Corn Commentary

Fueling Food Fight at G20 Meeting

Food is the focus of the G-20 Summit of Agricultural Ministers this week in Paris and some groups are warning that the end of the world may be near unless biofuels policies are changed. “The world is one bad harvest from a recurrence of the 2008 food crisis,” says one activist group. “Biofuels are not the answer to the climate and energy crises and our increasing addiction to them is robbing people of basic food security. The world cannot let some starve so that others can drive.”

The anti-biofuels agenda for the G-20 was set earlier this month with a report from the World Trade Organization, World Bank and several other international organizations that largely blames biofuels production for volatile world food prices. “If oil prices are high and a crop’s value in the energy market exceeds that in the food market, crops will be diverted to the production of biofuels which will increase the price of food,” the report states, making one of its ten recommendations to the G20 ministers being that “G20 governments remove provisions of current national policies that subsidize (or mandate) biofuels production or consumption.”

The Renewable Fuels Association calls the international report incomplete and unbalanced. “Most glaringly, this report fails to recommend concrete steps that could be taken by G20 countries to combat the impact of higher energy costs on food price volatility,” said RFA Vice President for Research and Analysis Geoff Cooper. “Remarkably, the report fails to properly address the impact of prices for oil and other energy sources on food price volatility.”

Agriculture Secretary Tom Vilsack says he intends to defend biofuels at the summit, stressing their importance to the economy and the environment. “America is working on developing new feedstocks that don’t pit food versus fuel but that create new rural economic opportunities and allow us to continue to expand on our efforts to build a much more renewable energy source,” said Vilsack, who is attending the Paris Air Show prior to the G20 meeting to discuss biofuels for aircraft that can be made from dedicated energy crops.

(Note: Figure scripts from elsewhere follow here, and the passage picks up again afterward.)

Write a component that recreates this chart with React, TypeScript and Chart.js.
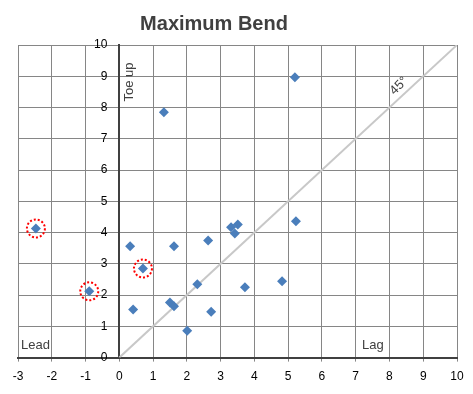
import React, { useEffect, useRef } from "react";
import { Chart, registerables } from "chart.js";

Chart.register(...registerables);

const xValues = [5.2, 1.32, -2.47, 0.32, 1.62, 2.63, 3.31, 3.51, 3.42, 5.23, 0.7, -0.89, 0.41, 1.5, 1.62, 2.01, 2.31, 2.72, 3.72, 4.82];
const yValues = [8.97, 7.85, 4.13, 3.56, 3.56, 3.75, 4.17, 4.26, 3.97, 4.36, 2.85, 2.12, 1.54, 1.76, 1.64, 0.86, 2.35, 1.47, 2.25, 2.44];
const circledIdx = [2, 10, 11];
const refLineX = [0, 10];
const refLineY = [0, 10];
const titleText = "Maximum Bend";
const FONT = "'Liberation Sans', Arial, sans-serif";

export default function App() {
  const ref = useRef<HTMLCanvasElement | null>(null);
  useEffect(() => {
    document.body.style.margin = "0";
    const canvas = ref.current!;
    const annot = {
      id: "annot",
      afterDraw(chart: any) {
        const ctx = chart.ctx;
        const xs = chart.scales.x;
        const ys = chart.scales.y;
        ctx.save();
        // y tick labels beside the x=0 axis
        const x0 = xs.getPixelForValue(0);
        ctx.fillStyle = "#000";
        ctx.font = `12px ${FONT}`;
        ctx.textAlign = "right";
        ctx.textBaseline = "middle";
        ys.ticks.forEach((t: any) => {
          ctx.fillText(String(t.value), x0 - 12, ys.getPixelForValue(t.value));
        });
        // circles
        ctx.strokeStyle = "#ff0000";
        ctx.lineWidth = 2;
        ctx.setLineDash([2, 2]);
        circledIdx.forEach((i) => {
          const px = xs.getPixelForValue(xValues[i]);
          const py = ys.getPixelForValue(yValues[i]);
          ctx.beginPath();
          ctx.arc(px, py, 9, 0, Math.PI * 2);
          ctx.stroke();
        });
        ctx.setLineDash([]);
        // title
        ctx.fillStyle = "#404040";
        ctx.font = `bold 20px ${FONT}`;
        ctx.textAlign = "center";
        ctx.textBaseline = "alphabetic";
        ctx.fillText(titleText, 214, 30);
        // texts
        ctx.font = `13px ${FONT}`;
        ctx.textAlign = "left";
        ctx.fillText("Lead", 21, 349);
        ctx.fillText("Lag", 362, 349);
        ctx.save();
        ctx.translate(x0 + 10, 82);
        ctx.rotate(-Math.PI / 2);
        ctx.textAlign = "center";
        ctx.textBaseline = "middle";
        ctx.fillText("Toe up", 0, 0);
        ctx.restore();
        ctx.save();
        ctx.translate(399, 86);
        ctx.rotate(-Math.PI / 4);
        ctx.textAlign = "center";
        ctx.textBaseline = "middle";
        ctx.fillText("45°", 0, 0);
        ctx.restore();
        ctx.restore();
      },
    };
    const chart = new Chart(canvas, {
      type: "scatter",
      data: {
        datasets: [
          {
            data: refLineX.map((x, i) => ({ x, y: refLineY[i] })),
            showLine: true,
            borderColor: "#c8c8c8",
            borderWidth: 2,
            pointRadius: 0,
            order: 2,
          },
          {
            data: xValues.map((x, i) => ({ x, y: yValues[i] })),
            pointStyle: "rectRot",
            pointRadius: 5,
            backgroundColor: "#4a7ebb",
            borderColor: "#4a7ebb",
            borderWidth: 0,
            order: 1,
          },
        ],
      },
      options: {
        animation: false,
        responsive: false,
        events: [],
        layout: { padding: { left: 18, right: 16, top: 45, bottom: 2 } },
        plugins: { legend: { display: false }, title: { display: false }, tooltip: { enabled: false } },
        scales: {
          x: {
            type: "linear",
            min: -3,
            max: 10,
            ticks: { stepSize: 1, color: "#000", font: { family: FONT, size: 12 }, padding: 8 },
            grid: { color: "#868686", lineWidth: 1, tickLength: 4, drawTicks: true },
            border: { color: "#404040", width: 2 },
          },
          y: {
            type: "linear",
            min: 0,
            max: 10,
            position: { x: 0 } as any,
            ticks: { stepSize: 1, display: false },
            grid: { color: "#868686", lineWidth: 1, drawTicks: false },
            border: { color: "#404040", width: 2 },
          },
        },
      },
      plugins: [annot],
    });
    return () => chart.destroy();
  }, []);
  return (
    <div style={{ width: 473, height: 394, background: "#fff" }}>
      <canvas ref={ref} width={473} height={394} style={{ display: "block" }} />
    </div>
  );
}
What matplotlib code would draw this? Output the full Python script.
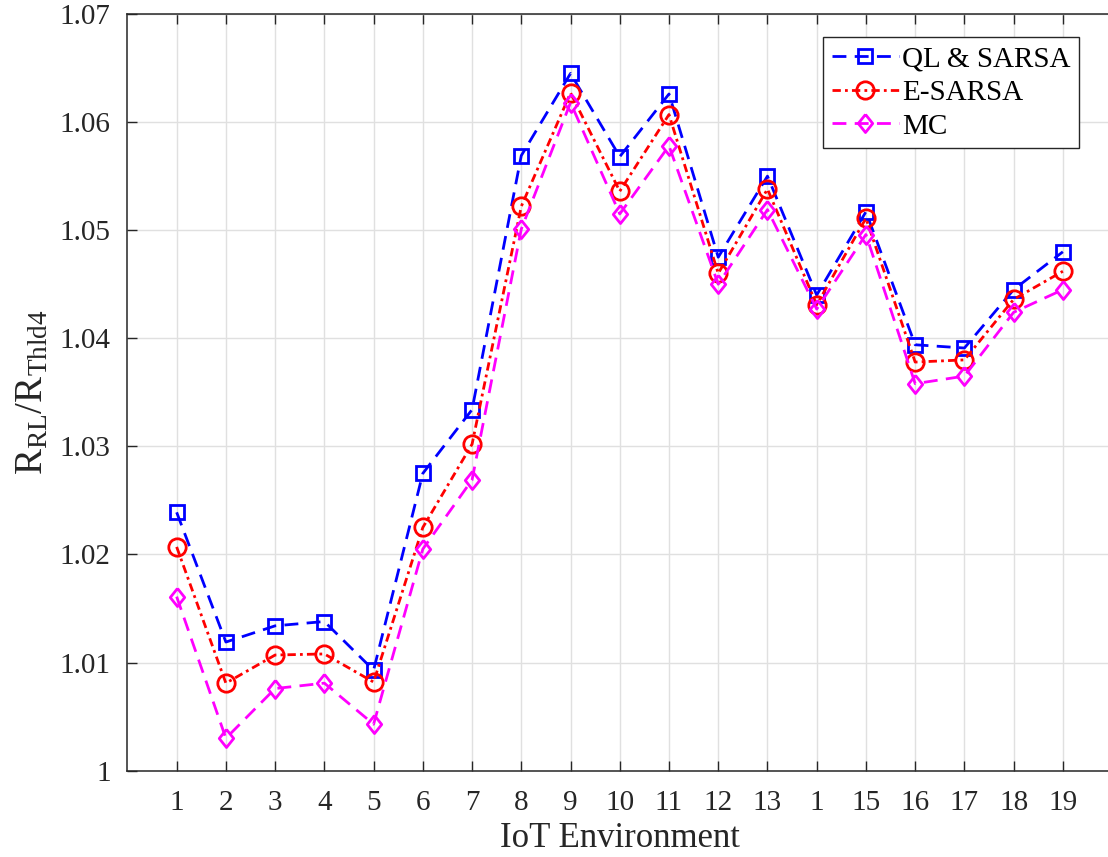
import matplotlib
matplotlib.use("Agg")
import matplotlib.pyplot as plt
import numpy as np
from matplotlib.ticker import FuncFormatter

plt.rcParams['font.family'] = ['Liberation Serif', 'DejaVu Serif']
plt.rcParams['mathtext.fontset'] = 'custom'
plt.rcParams['mathtext.rm'] = 'Liberation Serif'
plt.rcParams['mathtext.it'] = 'Liberation Serif:italic'

# ratio of achieved rate to the Thld4 baseline, per IoT environment
env_labels = ['1', '2', '3', '4', '5', '6', '7', '8', '9', '10',
              '11', '12', '13', '1', '15', '16', '17', '18', '19']
env_idx = np.arange(1, len(env_labels) + 1)

ql_sarsa = [1.0239, 1.0119, 1.0134, 1.0138, 1.0093, 1.0275, 1.0334, 1.0569, 1.0645, 1.0568,
            1.0626, 1.0475, 1.0550, 1.0440, 1.0517, 1.0394, 1.0391, 1.0445, 1.0480]
e_sarsa = [1.0207, 1.0081, 1.0107, 1.0108, 1.0082, 1.0225, 1.0302, 1.0522, 1.0627, 1.0536,
           1.0607, 1.0460, 1.0538, 1.0431, 1.0511, 1.0378, 1.0380, 1.0436, 1.0462]
mc = [1.0161, 1.0030, 1.0076, 1.0081, 1.0043, 1.0205, 1.0269, 1.0501, 1.0618, 1.0515,
      1.0578, 1.0450, 1.0519, 1.0427, 1.0496, 1.0358, 1.0365, 1.0424, 1.0445]

dark = (0.15, 0.15, 0.15)
diamond = [(0, 1), (0.8, 0), (0, -1), (-0.8, 0), (0, 1)]

fig = plt.figure(figsize=(11.08, 8.57), dpi=100)
ax = fig.add_axes([0.115, 0.1007, 0.8887, 0.883])

ax.plot(env_idx, ql_sarsa, color='blue', linestyle=(0, (5, 3)), linewidth=2,
        marker='s', markersize=9.5, markerfacecolor='none', markeredgewidth=2,
        label='QL & SARSA')
ax.plot(env_idx, e_sarsa, color='red', linestyle=(0, (3, 1.5, 1, 1.5)), linewidth=2,
        marker='o', markersize=12.5, markerfacecolor='none', markeredgewidth=2,
        label='E-SARSA')
ax.plot(env_idx, mc, color='magenta', linestyle=(0, (5, 3)), linewidth=2,
        marker=diamond, markersize=13, markerfacecolor='none', markeredgewidth=2,
        label='MC')

ax.set_xlim(0, 20)
ax.set_ylim(1.0, 1.07)
ax.set_xticks(env_idx)
ax.set_xticklabels(env_labels)
ax.set_yticks(np.arange(1.0, 1.0701, 0.01))
ax.yaxis.set_major_formatter(FuncFormatter(lambda v, p: '%g' % round(v, 4)))

ax.tick_params(direction='in', length=7, width=1, colors=dark, labelsize=21,
               top=True, right=False, pad=12)
ax.tick_params(axis='x', pad=14)
for s in ax.spines.values():
    s.set_color(dark)
    s.set_linewidth(1.1)

ax.grid(True, color=(0.88, 0.88, 0.88), linewidth=1)
ax.set_axisbelow(True)

ax.set_xlabel('IoT Environment', fontsize=25, color=dark, labelpad=4)
ax.set_ylabel(r'$\mathrm{R}_{\mathrm{RL}}/\mathrm{R}_{\mathrm{Thld4}}$', fontsize=28,
              color=dark, labelpad=6)

leg = ax.legend(loc='upper right', bbox_to_anchor=(0.9665, 0.9696), borderaxespad=0,
                fontsize=21, handlelength=2.3, handletextpad=0.1, labelspacing=0.25,
                borderpad=0.3, fancybox=False, framealpha=1)
leg.get_frame().set_edgecolor(dark)
leg.get_frame().set_linewidth(1)

fig.savefig('out.png', dpi=100)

In addition to eliminating biofuels production, groups like Oxfam are calling on the G20 to support the creation of national and regional food reserves in developing countries, which they claim would help avoid food price surges. Vilsack says the U.S. is concerned about how those reserves would be managed in order to prevent manipulation and he is hoping that the countries choose to focus more on increasing agricultural productivity through “research, development and innovation,” including the use of more biotechnology.

Which makes more sense than having countries abandon efforts to create more renewable fuels and become less dependent on oil, or requiring stockpiles of grain to keep prices low while people continue to go hungry.